Outre découvrir le mode Trance Mission hypnotique, version ascétique, abrasive et glitchy de Rez que, je ne sais pas comment, je n'avais jamais débloqué – mais peut-être simplement parce que je n'avais jamais fini le jeu – Rez Infinite, sa dernière itération, s'ouvre sur l'Area X, un niveau dédié à la navigation en réalité virtuelle. Celui-ci se débloque à la fin du niveau 4 il me semble, mais je n'y ai pas encore plongé.

Depuis quelques jours, je me demande pourquoi je n'ai pas fini Rez plus tôt, si c'était pour le finir aussi simplement en réalité virtuelle.
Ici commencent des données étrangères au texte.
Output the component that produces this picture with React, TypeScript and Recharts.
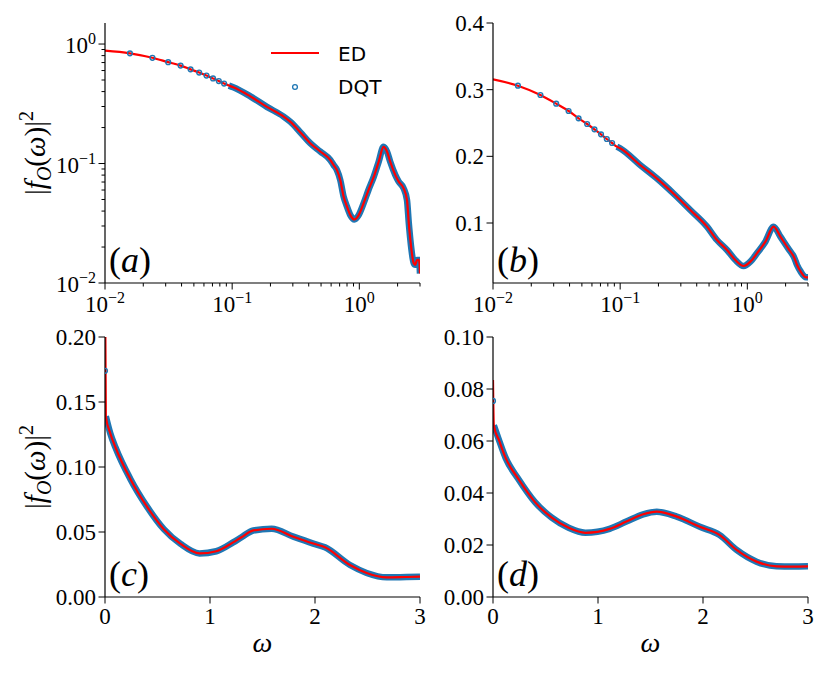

Le jeu ne m'a pas semblé spécialement bridé. Je ne suis pas spécialement un meilleur joueur en 2016 que je ne l'étais les années passées. J'imagine, simplement, que le moment était arrivé. Peut-être parce que Rez Infinite est la version ultime de Rez et que c'est dans ces conditions seulement, en étant immergé dans ses lignes de code colorées sur fond noir, que je devais finir ce premier voyage avant de plonger dans l'Area X.

Je me suis renseigné au préalable. Ce que je pensais être une zone infinie – puisqu'après tout, c'est le titre de cette version du jeu – a en fait une fin. Je ne sais pas combien de temps il me faudra pour arriver à celle-ci, ou plutôt combien de temps il me faudra pour oser l'affronter, mais pour le moment, je vais continuer de savourer les 5 premiers niveaux du jeu que je ne connais que trop bien. Maintenant que je les ai tous traversés, j'ai encore plein de modes de jeux à découvrir, et visiblement, une tonne de trucs inutiles à débloquer, avant de plonger dans sa nouvelle zone. Et bien que je l'aie enfin terminé, et malgré mes je ne compte plus d'heures dessus, je prendrai toujours autant de plaisir à y retourner, parce que 15 ans après y avoir posé mes premiers doigts, je suis encore convaincu d'une chose. Rez est toujours le plus beau jeu vidéo du monde.